On the night of April 29, 2017, police in the Dallas suburb of Balch Springs received a complaint about a noisy house party and underage drinking. When police arrived they were joking with the teenagers as they streamed out of the house, but smiles subsided when police thought they heard distant gunshots. The gunshots actually came from a nearby nursing home, and one of the officers ran in that direction. But the other officer, Roy Oliver, ran to the police cruiser to retrieve a patrol rifle. That’s when he saw a Chevy Impala full of teenagers backing out of the driveway, after leaving the party.
As the car backed out, Officer Oliver shouted for the driver to stop. Then, as the Impala slowly pulled away, Oliver opened fire, shooting and instantly killing 15- year-old Jordan Edwards. Oliver claimed the car was moving aggressively towards him. But his body camera told a different story. On Tuesday, after a jury of 10 women and two men found Oliver guilty of murdering Jordan Edwards, the teenager’s stepmother, Charmayne Edwards, took the stand during his sentencing. She seemed to be speaking directly to the jurors when she said “So many times you see on TV…that it was wrong.”
Jolie McCullough, a criminal justice reporter who covered this case for the Texas Tribune, says Oliver’s conviction is particularly significant because officers are rarely convicted in these situations.
“This is incredibly rare, it’s really a historic moment,”McCullough says.
In recent years, more officers across the country have been prosecuted for the shooting deaths of unarmed people, but murder convictions are almost “unheard of,” she says.

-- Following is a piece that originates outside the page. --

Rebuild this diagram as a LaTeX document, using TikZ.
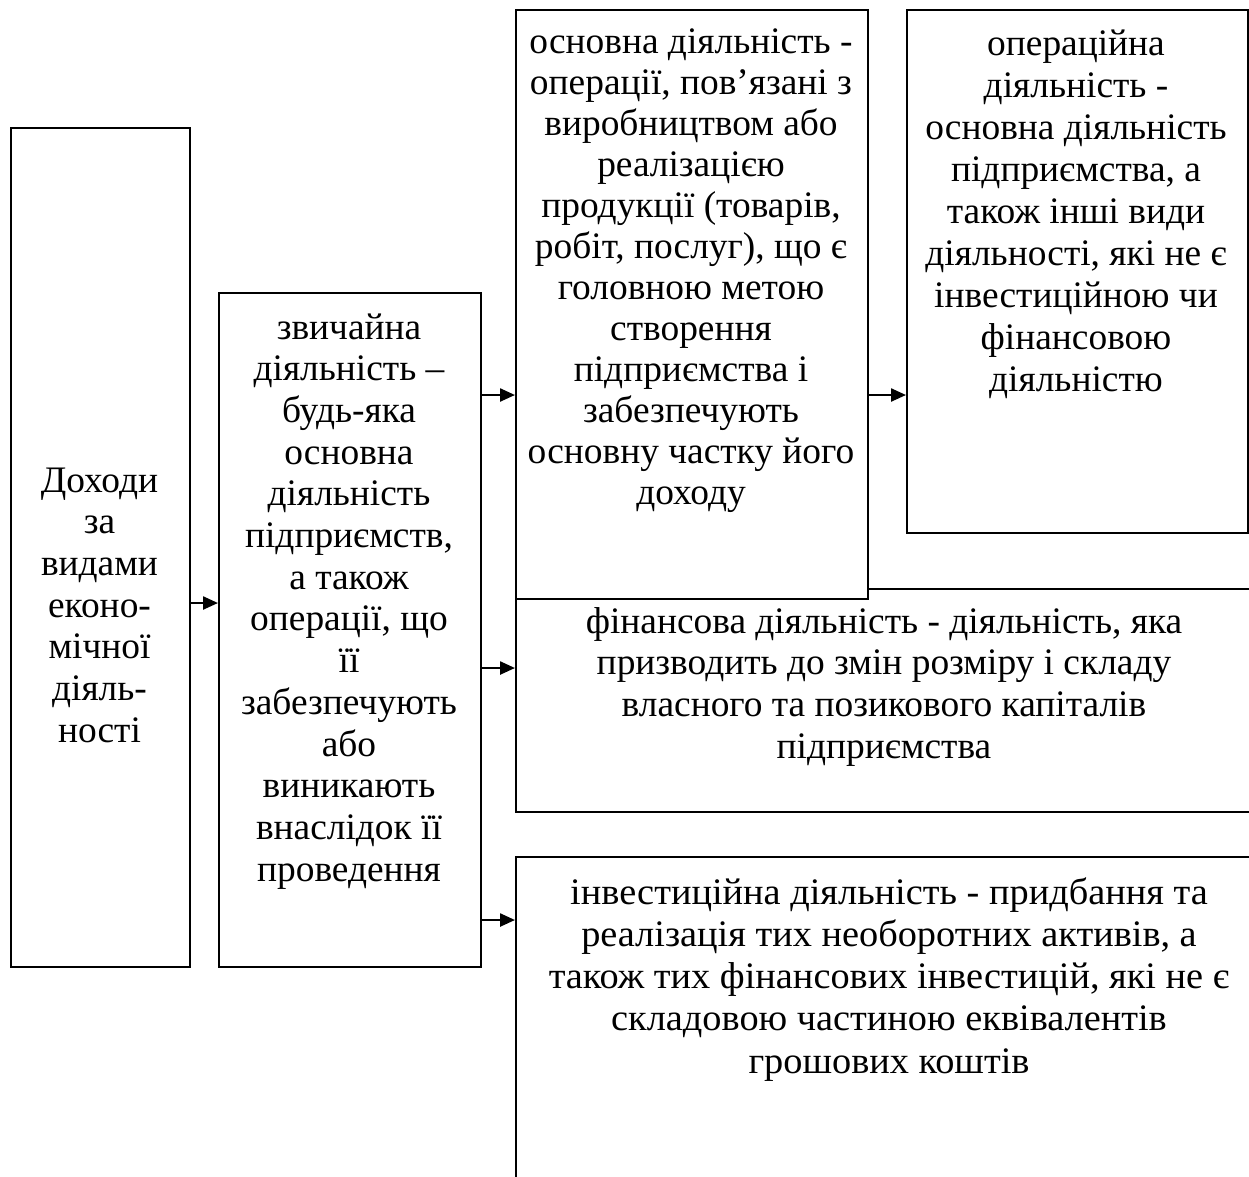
\documentclass[tikz,border=0pt]{standalone}
\usepackage{fontspec}
\setmainfont{Liberation Serif}
\usetikzlibrary{arrows.meta}
\begin{document}
\begin{tikzpicture}[x=1pt,y=-1pt,
  box/.style={draw, line width=2pt, fill=white, inner sep=0pt, anchor=north west},
  txt/.style={anchor=base, inner sep=0pt, font=\fontsize{37.4}{41.7}\selectfont},
  arr/.style={line width=2.4pt, -{Triangle[length=15pt,width=13pt]}}]
\useasboundingbox (0,0) rectangle (1249,1176);
% boxes
\node[box, minimum width=745pt, minimum height=223pt] (b5) at (515,588) {};
\node[box, minimum width=745pt, minimum height=340pt] (b6) at (515,856) {};
\node[box, minimum width=179pt, minimum height=839pt] (b1) at (10,127) {};
\node[box, minimum width=262pt, minimum height=674pt] (b2) at (218,292) {};
\node[box, minimum width=352pt, minimum height=589pt] (b3) at (515,9) {};
\node[box, minimum width=341pt, minimum height=523pt] (b4) at (906,9) {};
% texts
\node[txt] (t1) at (99.5,492) {\begin{tabular}[t]{@{}c@{}}Доходи\\за\\видами\\еконо-\\мічної\\діяль-\\ності\end{tabular}};
\node[txt] (t2) at (349,339) {\begin{tabular}[t]{@{}c@{}}звичайна\\діяльність –\\будь-яка\\основна\\діяльність\\підприємств,\\а також\\операції, що\\її\\забезпечують\\або\\виникають\\внаслідок її\\проведення\end{tabular}};
\node[txt, font=\fontsize{37.4}{41}\selectfont] (t3) at (691,53) {\begin{tabular}[t]{@{}c@{}}основна діяльність -\\операції, пов’язані з\\виробництвом або\\реалізацією\\продукції (товарів,\\робіт, послуг), що є\\головною метою\\створення\\підприємства і\\забезпечують\\основну частку його\\доходу\end{tabular}};
\node[txt, font=\fontsize{37.4}{42}\selectfont] (t4) at (1076,55) {\begin{tabular}[t]{@{}c@{}}операційна\\діяльність -\\основна діяльність\\підприємства, а\\також інші види\\діяльності, які не є\\інвестиційною чи\\фінансовою\\діяльністю\end{tabular}};
\node[txt] (t5) at (884,633) {\begin{tabular}[t]{@{}c@{}}фінансова діяльність - діяльність, яка\\призводить до змін розміру і складу\\власного та позикового капіталів\\підприємства\end{tabular}};
\node[txt, font=\fontsize{37.4}{42.3}\selectfont] (t6) at (889,904) {\scalebox{1.025}[1]{\begin{tabular}[t]{@{}c@{}}інвестиційна діяльність - придбання та\\реалізація тих необоротних активів, а\\також тих фінансових інвестицій, які не є\\складовою частиною еквівалентів\\грошових коштів\end{tabular}}};
% arrow levels
\coordinate (y1) at (0,603);
\coordinate (y2) at (0,395);
\coordinate (y3) at (0,668);
\coordinate (y4) at (0,920);
\draw[arr] (b1.east |- y1) -- (b2.west |- y1);
\draw[arr] (b2.east |- y2) -- (b3.west |- y2);
\draw[arr] (b2.east |- y3) -- (b5.west |- y3);
\draw[arr] (b2.east |- y4) -- (b6.west |- y4);
\draw[arr] (b3.east |- y2) -- (b4.west |- y2);
\end{tikzpicture}
\end{document}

A body camera was crucial in this case because it is what ultimately tipped the jury in favor of convicting Oliver. But McCullough says that’s the exception for cases using body camera footage as evidence. Even with increased use of body cameras by police departments across Texas and the nation, McCullough says the footage hasn’t led to more convictions.
“Even in very high-profile shootings across the nation where there [has] been video…it’s really hard to get a jury to decide to send a police officer – especially an on-duty police officer – to prison for something they were doing while they were on the job,” McCullough says.
Indeed, McCullough says it’s more likely that body camera footage would be used in a case against a citizen. She cites a 2016 George Mason University survey, which found that nearly all of the prosecutors who participated said they used body camera footage in cases against citizens, while eight percent of prosecutors used the footage in cases against police officers. McCullough notes that those rates aren’t directly comparable because there are many more cases against citizens, but it still shines a light on how the judicial system is using the footage.
In the case of Oliver’s shooting of Jordan Edwards, McCullough says the body camera footage discredited Oliver’s account of what happened quickly after the event took place. Balch Spring’s police chief had to retract his statement that the car Edwards was riding in was moving toward Oliver, once he saw footage. Oliver was fired the next day, and was arrested days later.
From the beginning of the trial, McCullough says the jury was shown, in detail, the body camera footage.
“It touched almost every single part of the case,” she says.
After the verdict, McCullough says there was a quiet gasp, then emotion set in among the families on both sides.
“Once the jury left, Roy Oliver’s mother started sobbing,” McCullough says. “Jordan Edwards’ family, they all started crying…when they walked out of the courtroom, they were cheering, it was a very emotional moment.”
The sentencing phase of the trial is continuing. The jury will decide on a sentence. He faces a minimum sentence of five years and a maximum of 99 years.